### EXERCISE OBJECTIVE
Return every line below as is, leaving out the pictures.
★ ★ ★ ★
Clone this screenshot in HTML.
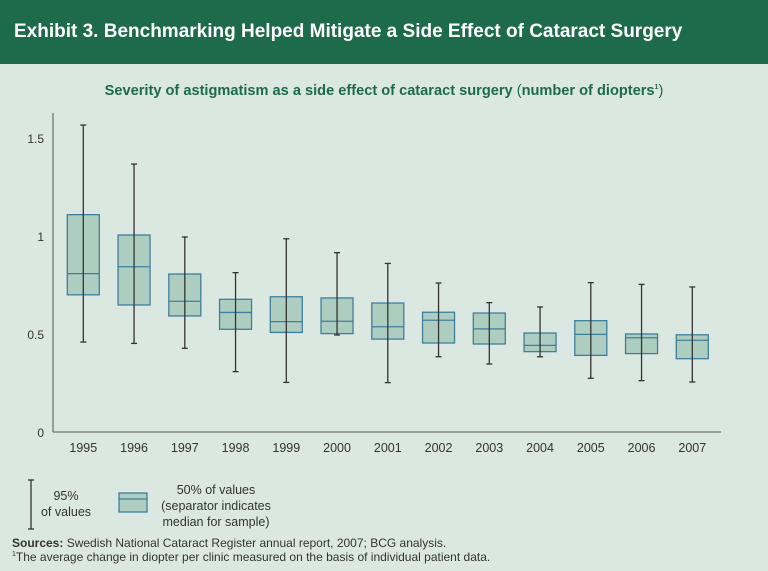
<!DOCTYPE html>
<html><head><meta charset="utf-8"><style>
body{margin:0;width:768px;height:571px;background:#dbe7e1;font-family:"Liberation Sans",sans-serif;overflow:hidden;position:relative}
#hdr{position:absolute;left:0;top:0;width:768px;height:64px;background:#1d6b4a;color:#fff;font-weight:bold;font-size:19px;line-height:64px;padding-left:14px;box-sizing:border-box}
#sub{position:absolute;top:83px;left:0;width:768px;text-align:center;color:#1d6b4a;font-weight:bold;font-size:14.6px}
svg{position:absolute;left:0;top:0}
.src{position:absolute;left:12px;font-size:12px;color:#333}
</style></head><body>
<div id="hdr">Exhibit 3. Benchmarking Helped Mitigate a Side Effect of Cataract Surgery</div>
<div id="sub">Severity of astigmatism as a side effect of cataract surgery <span style="font-weight:normal">(</span>number of diopters<sup style="font-size:7px">1</sup><span style="font-weight:normal">)</span></div>
<svg id="chart" width="768" height="571"></svg>
<div class="src" style="top:536px"><b>Sources:</b> Swedish National Cataract Register annual report, 2007; BCG analysis.</div>
<div class="src" style="top:550px"><sup style="font-size:7px">1</sup>The average change in diopter per clinic measured on the basis of individual patient data.</div>
<script>
const years=["1995","1996","1997","1998","1999","2000","2001","2002","2003","2004","2005","2006","2007"];
const whiskerHigh=[1.566,1.367,0.995,0.813,0.986,0.915,0.860,0.760,0.660,0.638,0.762,0.753,0.740];
const whiskerLow=[0.459,0.452,0.427,0.308,0.253,0.495,0.252,0.384,0.347,0.384,0.274,0.262,0.255];
const boxHigh=[1.109,1.005,0.806,0.677,0.690,0.684,0.658,0.611,0.607,0.505,0.568,0.500,0.496];
const boxLow=[0.700,0.648,0.592,0.524,0.508,0.502,0.474,0.454,0.449,0.410,0.391,0.400,0.374];
const medians=[0.808,0.843,0.667,0.610,0.563,0.565,0.537,0.570,0.526,0.442,0.498,0.481,0.468];
const yTicks=[0,0.5,1,1.5];
const yTickLabels=["0","0.5","1","1.5"];
const svg=document.getElementById('chart');const NS='http://www.w3.org/2000/svg';
function y(v){return 432-v*196;}
function x(i){return 83.3+i*50.75;}
function el(t,a,p){const e=document.createElementNS(NS,t);for(const k in a)e.setAttribute(k,a[k]);(p||svg).appendChild(e);return e;}
let e;
e=el('line',{x1:53,y1:113,x2:53,y2:432,stroke:'#555','stroke-width':1});


e=el('line',{x1:53,y1:432,x2:721,y2:432,stroke:'#555','stroke-width':1});


yTicks.forEach((v,i)=>{const t=el('text',{x:44,y:y(v)+5,'text-anchor':'end','font-size':12,fill:'#333'});t.textContent=yTickLabels[i];

});
years.forEach((yr,i)=>{const cx=x(i);
const g=el('g',{});


el('rect',{x:cx-16,y:y(boxHigh[i]),width:32,height:y(boxLow[i])-y(boxHigh[i]),fill:'#aecdc1',stroke:'#3f7f9b','stroke-width':1.3},g);
el('line',{x1:cx-16,x2:cx+16,y1:y(medians[i]),y2:y(medians[i]),stroke:'#3f7f9b','stroke-width':1.3},g);
el('line',{x1:cx,x2:cx,y1:y(whiskerHigh[i]),y2:y(whiskerLow[i]),stroke:'#333','stroke-width':1.3},g);
el('line',{x1:cx-3,x2:cx+3,y1:y(whiskerHigh[i]),y2:y(whiskerHigh[i]),stroke:'#333','stroke-width':1.3},g);
el('line',{x1:cx-3,x2:cx+3,y1:y(whiskerLow[i]),y2:y(whiskerLow[i]),stroke:'#333','stroke-width':1.3},g);
const t=el('text',{x:cx,y:452,'text-anchor':'middle','font-size':12.5,fill:'#333'});t.textContent=yr;

});
const lg=el('g',{});


el('line',{x1:31,x2:31,y1:480,y2:529,stroke:'#333','stroke-width':1.3},lg);
el('line',{x1:28,x2:34,y1:480,y2:480,stroke:'#333','stroke-width':1.3},lg);
el('line',{x1:28,x2:34,y1:529,y2:529,stroke:'#333','stroke-width':1.3},lg);
[["95%",500],["of values",516]].forEach(a=>{const t=el('text',{x:66,y:a[1],'text-anchor':'middle','font-size':12.5,fill:'#333'},lg);t.textContent=a[0];});
el('rect',{x:119,y:493,width:28,height:19,fill:'#aecdc1',stroke:'#3f7f9b','stroke-width':1.3},lg);
el('line',{x1:119,x2:147,y1:499,y2:499,stroke:'#3f7f9b','stroke-width':1.3},lg);
[["50% of values",494],["(separator indicates",510],["median for sample)",526]].forEach(a=>{const t=el('text',{x:216,y:a[1],'text-anchor':'middle','font-size':12.5,fill:'#333'},lg);t.textContent=a[0];});
</script>
</body></html>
★ ★ ★ ★
### WORKED ANSWER
Clone this screenshot in HTML.
<!DOCTYPE html>
<html><head><meta charset="utf-8"><style>
body{margin:0;width:768px;height:571px;background:#dbe7e1;font-family:"Liberation Sans",sans-serif;overflow:hidden;position:relative}
#hdr{position:absolute;left:0;top:0;width:768px;height:64px;background:#1d6b4a;color:#fff;font-weight:bold;font-size:19px;line-height:64px;padding-left:14px;box-sizing:border-box}
#sub{position:absolute;top:83px;left:0;width:768px;text-align:center;color:#1d6b4a;font-weight:bold;font-size:14.6px}
svg{position:absolute;left:0;top:0}
.src{position:absolute;left:12px;font-size:12px;color:#333}
</style></head><body>
<div id="hdr">Exhibit 3. Benchmarking Helped Mitigate a Side Effect of Cataract Surgery</div>
<div id="sub">Severity of astigmatism as a side effect of cataract surgery <span style="font-weight:normal">(</span>number of diopters<sup style="font-size:7px">1</sup><span style="font-weight:normal">)</span></div>
<svg id="chart" width="768" height="571"></svg>
<div class="src" style="top:536px"><b>Sources:</b> Swedish National Cataract Register annual report, 2007; BCG analysis.</div>
<div class="src" style="top:550px"><sup style="font-size:7px">1</sup>The average change in diopter per clinic measured on the basis of individual patient data.</div>
<script>
const years=["1995","1996","1997","1998","1999","2000","2001","2002","2003","2004","2005","2006","2007"];
const whiskerHigh=[1.566,1.367,0.995,0.813,0.986,0.915,0.860,0.760,0.660,0.638,0.762,0.753,0.740];
const whiskerLow=[0.459,0.452,0.427,0.308,0.253,0.495,0.252,0.384,0.347,0.384,0.274,0.262,0.255];
const boxHigh=[1.109,1.005,0.806,0.677,0.690,0.684,0.658,0.611,0.607,0.505,0.568,0.500,0.496];
const boxLow=[0.700,0.648,0.592,0.524,0.508,0.502,0.474,0.454,0.449,0.410,0.391,0.400,0.374];
const medians=[0.808,0.843,0.667,0.610,0.563,0.565,0.537,0.570,0.526,0.442,0.498,0.481,0.468];
const yTicks=[0,0.5,1,1.5];
const yTickLabels=["0","0.5","1","1.5"];
const svg=document.getElementById('chart');const NS='http://www.w3.org/2000/svg';
function y(v){return 432-v*196;}
function x(i){return 83.3+i*50.75;}
function el(t,a,p){const e=document.createElementNS(NS,t);for(const k in a)e.setAttribute(k,a[k]);(p||svg).appendChild(e);return e;}
let e;
e=el('line',{x1:53,y1:113,x2:53,y2:432,stroke:'#555','stroke-width':1});


e=el('line',{x1:53,y1:432,x2:721,y2:432,stroke:'#555','stroke-width':1});


yTicks.forEach((v,i)=>{const t=el('text',{x:44,y:y(v)+5,'text-anchor':'end','font-size':12,fill:'#333'});t.textContent=yTickLabels[i];

});
years.forEach((yr,i)=>{const cx=x(i);
const g=el('g',{});


el('rect',{x:cx-16,y:y(boxHigh[i]),width:32,height:y(boxLow[i])-y(boxHigh[i]),fill:'#aecdc1',stroke:'#3f7f9b','stroke-width':1.3},g);
el('line',{x1:cx-16,x2:cx+16,y1:y(medians[i]),y2:y(medians[i]),stroke:'#3f7f9b','stroke-width':1.3},g);
el('line',{x1:cx,x2:cx,y1:y(whiskerHigh[i]),y2:y(whiskerLow[i]),stroke:'#333','stroke-width':1.3},g);
el('line',{x1:cx-3,x2:cx+3,y1:y(whiskerHigh[i]),y2:y(whiskerHigh[i]),stroke:'#333','stroke-width':1.3},g);
el('line',{x1:cx-3,x2:cx+3,y1:y(whiskerLow[i]),y2:y(whiskerLow[i]),stroke:'#333','stroke-width':1.3},g);
const t=el('text',{x:cx,y:452,'text-anchor':'middle','font-size':12.5,fill:'#333'});t.textContent=yr;

});
const lg=el('g',{});


el('line',{x1:31,x2:31,y1:480,y2:529,stroke:'#333','stroke-width':1.3},lg);
el('line',{x1:28,x2:34,y1:480,y2:480,stroke:'#333','stroke-width':1.3},lg);
el('line',{x1:28,x2:34,y1:529,y2:529,stroke:'#333','stroke-width':1.3},lg);
[["95%",500],["of values",516]].forEach(a=>{const t=el('text',{x:66,y:a[1],'text-anchor':'middle','font-size':12.5,fill:'#333'},lg);t.textContent=a[0];});
el('rect',{x:119,y:493,width:28,height:19,fill:'#aecdc1',stroke:'#3f7f9b','stroke-width':1.3},lg);
el('line',{x1:119,x2:147,y1:499,y2:499,stroke:'#3f7f9b','stroke-width':1.3},lg);
[["50% of values",494],["(separator indicates",510],["median for sample)",526]].forEach(a=>{const t=el('text',{x:216,y:a[1],'text-anchor':'middle','font-size':12.5,fill:'#333'},lg);t.textContent=a[0];});
</script>
</body></html>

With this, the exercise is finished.